Barak Obama, the
democratic senator from Illinois illuminates the constraints of mainstream
politics all too well in this sonorous manifesto.
Barak Obama (Dreams from My Father) castigates divisive partisanship (the Republican brand especially) and calls for a centrist politics based on broad American values. His own cautious liberalism is a model: he's skeptical of big government and of Republican
tax cuts for the rich and Social Security privatization; he's pro-choice, but respectful of profilers; supportive of religion, but not of imposing it.
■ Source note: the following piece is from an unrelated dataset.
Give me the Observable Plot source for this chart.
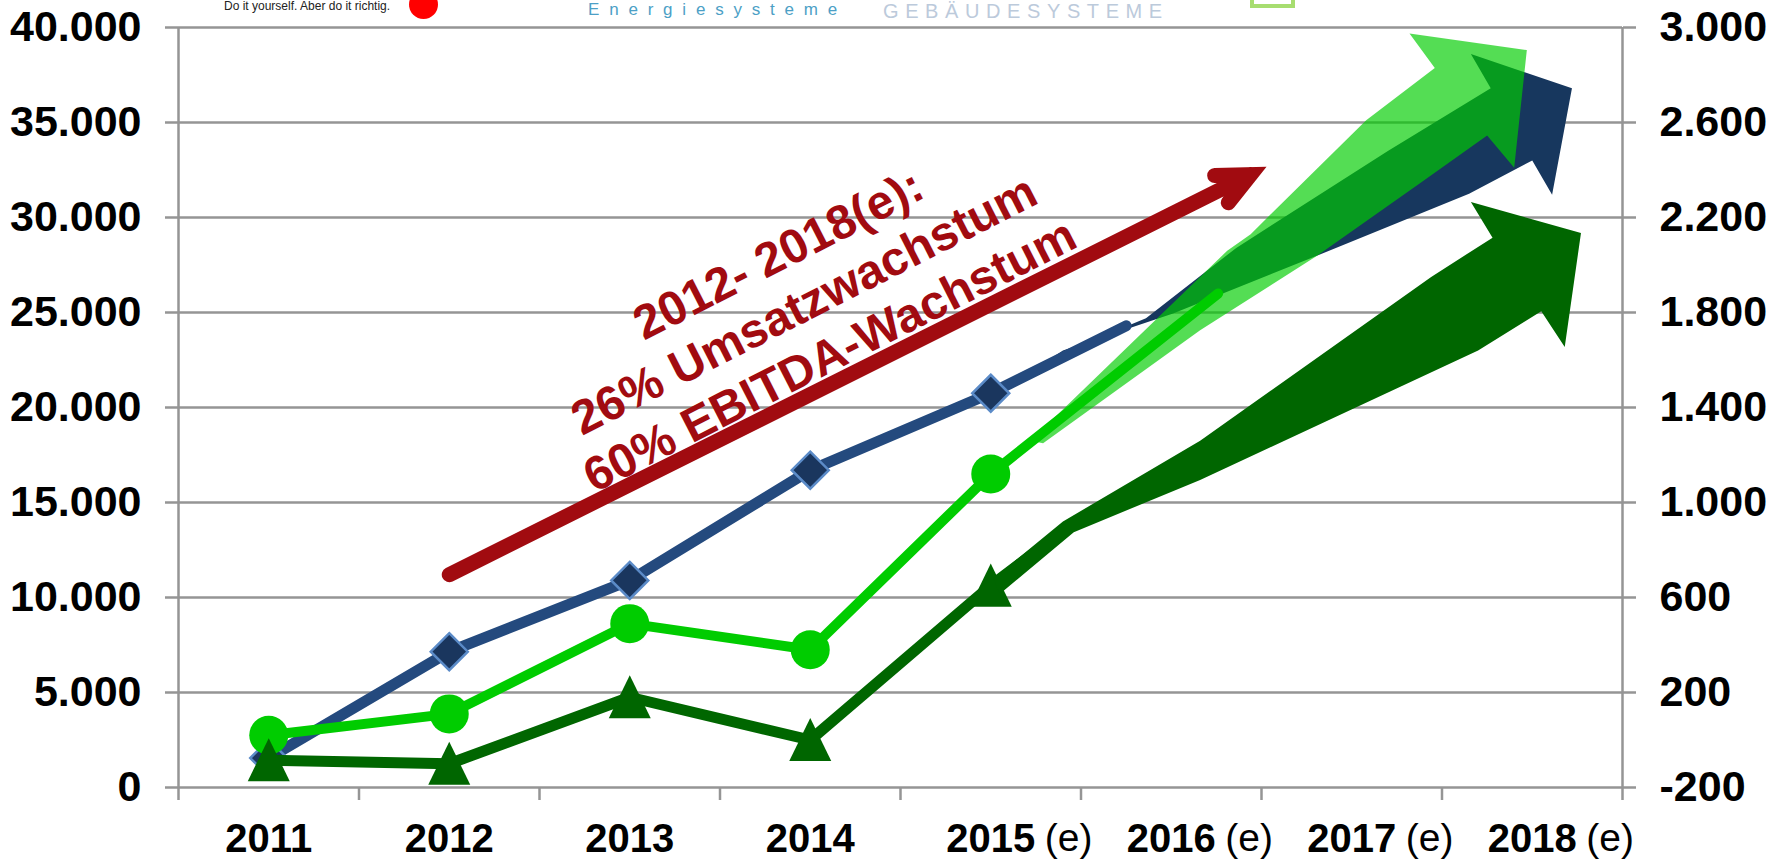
<!DOCTYPE html>
<html><head><meta charset="utf-8">
<script src="https://cdn.jsdelivr.net/npm/d3@7"></script>
<script src="https://cdn.jsdelivr.net/npm/@observablehq/plot@0.6"></script>
<style>
html,body{margin:0;padding:0;background:#fff;}
#wrap{position:relative;width:1787px;height:862px;overflow:hidden;font-family:"Liberation Sans",Arial,sans-serif;}
#chart svg{display:block;}
.logo{position:absolute;white-space:nowrap;line-height:1.15;}
#diy{left:224px;top:0px;font-size:12px;color:#222;}
#dot{left:409px;top:-10px;width:29px;height:29px;border-radius:50%;background:#f00;}
#energie{left:588px;top:0px;font-size:17px;letter-spacing:9.8px;color:#4c9fc6;}
#geb{left:883px;top:0px;font-size:20px;letter-spacing:6.6px;color:#bccadb;}
#box{left:1250px;top:-37px;width:37px;height:37px;border:4px solid #a7dd70;}
</style></head><body>
<div id="wrap"><div id="chart"></div>
<div class="logo" id="diy">Do it yourself. Aber do it richtig.</div>
<div class="logo" id="dot"></div>
<div class="logo" id="energie">Energiesysteme</div>
<div class="logo" id="geb">GEBÄUDESYSTEME</div>
<div class="logo" id="box"></div>
</div>
<script>
// ---- data ----
const years = [2011, 2012, 2013, 2014, 2015];
const umsatz = [1550, 7150, 10900, 16700, 20750];      // left axis
const ebitda = [20, 110, 490, 380, 1120];              // right axis
const ebit = [-85, -100, 180, 0, 650];                 // right axis
const leftTicks = [0, 5000, 10000, 15000, 20000, 25000, 30000, 35000, 40000];
const xLabels = [2011, 2012, 2013, 2014, 2015, 2016, 2017, 2018];
const estimated = [2015, 2016, 2017, 2018];
const bandEdges = [2010.5, 2011.5, 2012.5, 2013.5, 2014.5, 2015.5, 2016.5, 2017.5, 2018.5];
// trend continuation of each line beyond 2015
const umsatzTrend = [[2015.75, 24300]];
const ebitdaTrend = [[2016.26, 1880]];
const ebitTrend = [[2015.43, 895]];
// projection arrows 2015-2018(e): outline in (year, value)
const umsatzArrow = [[2015.12,21200],[2015.40,22900],[2015.86,24700],[2016.36,28400],[2017.20,33500],[2017.77,36800],[2017.66,38600],[2018.22,36800],[2018.11,31200],[2018.00,33000],[2017.65,31250],[2016.81,28000],[2016.01,24950],[2015.40,23000],[2015.16,21500]];
const ebitdaArrow = [[2015.22,1260],[2016.31,2060],[2016.44,2130],[2017.08,2610],[2017.46,2830],[2017.32,2975],[2017.97,2905],[2017.90,2410],[2017.75,2545],[2017.38,2345],[2016.81,2040],[2016.16,1725],[2015.29,1250]];
const ebitArrow = [[2015.015,680],[2015.40,920],[2016.16,1260],[2017.44,1950],[2017.78,2115],[2017.66,2265],[2018.27,2135],[2018.18,1655],[2018.05,1805],[2017.70,1640],[2016.16,1095],[2015.46,875],[2015.05,615]];
const growthArrow = [[2012.0, 11200], [2016.44, 32260]];
const growthText = "2012- 2018(e):\n26% Umsatzwachstum\n60% EBITDA-Wachstum";
const growthTextAt = [2013.96, 25500];

// right axis (-200..3000) mapped onto left axis (0..40000)
const R = r => (r + 200) * 12.5;
const fmt = d => d3.format(",")(d).replace(/,/g, ".").replace("\u2212", "-");
const rows = (xs, ys, f = v => v) => xs.map((x, i) => ({x, y: f(ys[i])}));
const pts = (arr, f = v => v) => arr.map(([x, y]) => ({x, y: f(y)}));

const diamondSym = {draw(ctx, size) {const r = Math.sqrt(size / Math.PI); ctx.moveTo(0, -r); ctx.lineTo(r, 0); ctx.lineTo(0, r); ctx.lineTo(-r, 0); ctx.closePath();}};
const triSym = {draw(ctx, size) {const r = Math.sqrt(size / Math.PI); ctx.moveTo(0, -1.05 * r); ctx.lineTo(r, r); ctx.lineTo(-r, r); ctx.closePath();}};

const gray = "#959595";
const red = "#a10b10";
const navy = "#17375e";
const blueLine = "#244a7e";
const green = "#00cc00";
const dark = "#006600";

const chart = Plot.plot({
  width: 1787, height: 862,
  marginLeft: 178, marginRight: 165, marginTop: 27, marginBottom: 75,
  x: {domain: [2010.5, 2018.5], label: null},
  y: {domain: [0, 40000], label: null},
  style: {fontFamily: "'Liberation Sans', Arial, sans-serif", background: "white", color: "black"},
  marks: [
    Plot.ruleY(leftTicks, {stroke: gray, strokeWidth: 2.5}),
    Plot.ruleX([bandEdges[0], bandEdges[bandEdges.length - 1]], {stroke: gray, strokeWidth: 2.5}),
    Plot.axisY({anchor: "left", ticks: leftTicks, tickSize: 13, tickPadding: 24, tickFormat: fmt, fontSize: 43, fontWeight: "bold", stroke: gray, strokeWidth: 2.5, color: "black", label: null}),
    Plot.axisY({anchor: "right", ticks: leftTicks, tickSize: 13, tickPadding: 24, tickFormat: v => fmt(v / 12.5 - 200), fontSize: 43, fontWeight: "bold", stroke: gray, strokeWidth: 2.5, color: "black", label: null}),
    Plot.axisX({ticks: bandEdges, tickSize: 13, tickFormat: () => "", stroke: gray, strokeWidth: 2.5, label: null}),
    Plot.axisX({ticks: xLabels, tickSize: 0, tickPadding: 36, tickFormat: d => String(d), fontSize: 40, fontWeight: "bold", color: "black", label: null}),
    Plot.text(estimated, {x: d => d, frameAnchor: "bottom", dy: 36, dx: 54, lineAnchor: "top", textAnchor: "start", text: () => "(e)", fontSize: 39, fill: "black"}),

    // Umsatz
    Plot.line(pts(umsatzArrow), {x: "x", y: "y", fill: navy, stroke: "none"}),
    Plot.line(rows(years, umsatz).concat(pts(umsatzTrend)), {x: "x", y: "y", stroke: blueLine, strokeWidth: 11, strokeLinejoin: "round"}),
    Plot.dot(rows(years, umsatz), {x: "x", y: "y", r: 18.5, symbol: diamondSym, fill: "#1a365e", stroke: "#5b8bc8", strokeWidth: 2.5}),

    // EBITDA
    Plot.line(rows(years, ebitda, R).concat(pts(ebitdaTrend, R)), {x: "x", y: "y", stroke: green, strokeWidth: 10, strokeLinejoin: "round"}),
    Plot.dot(rows(years, ebitda, R), {x: "x", y: "y", r: 19.5, fill: green}),
    Plot.line(pts(ebitdaArrow, R), {x: "x", y: "y", fill: green, fillOpacity: 0.67, stroke: "none"}),

    // EBIT
    Plot.line(rows(years, ebit, R).concat(pts(ebitTrend, R)), {x: "x", y: "y", stroke: dark, strokeWidth: 11, strokeLinejoin: "round"}),
    Plot.dot(rows(years, ebit, R), {x: "x", y: "y", r: 21, symbol: triSym, fill: dark}),
    Plot.line(pts(ebitArrow, R), {x: "x", y: "y", fill: dark, stroke: "none"}),

    // growth annotation
    Plot.arrow([growthArrow], {x1: d => d[0][0], y1: d => d[0][1], x2: d => d[1][0], y2: d => d[1][1], stroke: red, strokeWidth: 15, headAngle: 50, headLength: 3.6, strokeLinecap: "round", strokeLinejoin: "miter", strokeMiterlimit: 10}),
    Plot.text([growthText], {x: () => growthTextAt[0], y: () => growthTextAt[1], text: d => d, rotate: -27, fontSize: 48, fontWeight: "bold", fill: red, lineHeight: 1.18, textAnchor: "middle", lineAnchor: "middle"})
  ]
});
document.getElementById("chart").appendChild(chart);
</script>
</body></html>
The policy result is a tepid Clintonism, featuring tax credits for the poor, a host of small-bore programs to address everything from worker retraining to teen pregnancy, and a health-care program that resembles Clinton's Hillary-care proposals. On Iraq, he floats a phased but open-ended troop withdrawal. His triangulated positions can seem conflicted: he supports free trade, while deploring its effects on American workers (he opposed the Central American Free
trade Agreement), in the end hoping halfheartedly that more support for education, science and renewable energy will see the economy through the dilemmas of globalization.
Barak Obama writes insightfully, with vivid firsthand observations, about politics and the
compromises forced on politicians by fund-raising, interest groups, the media and legislative horse-trading. Alas, his muddled, uninspiring
proposals bear the stamp of those compromises.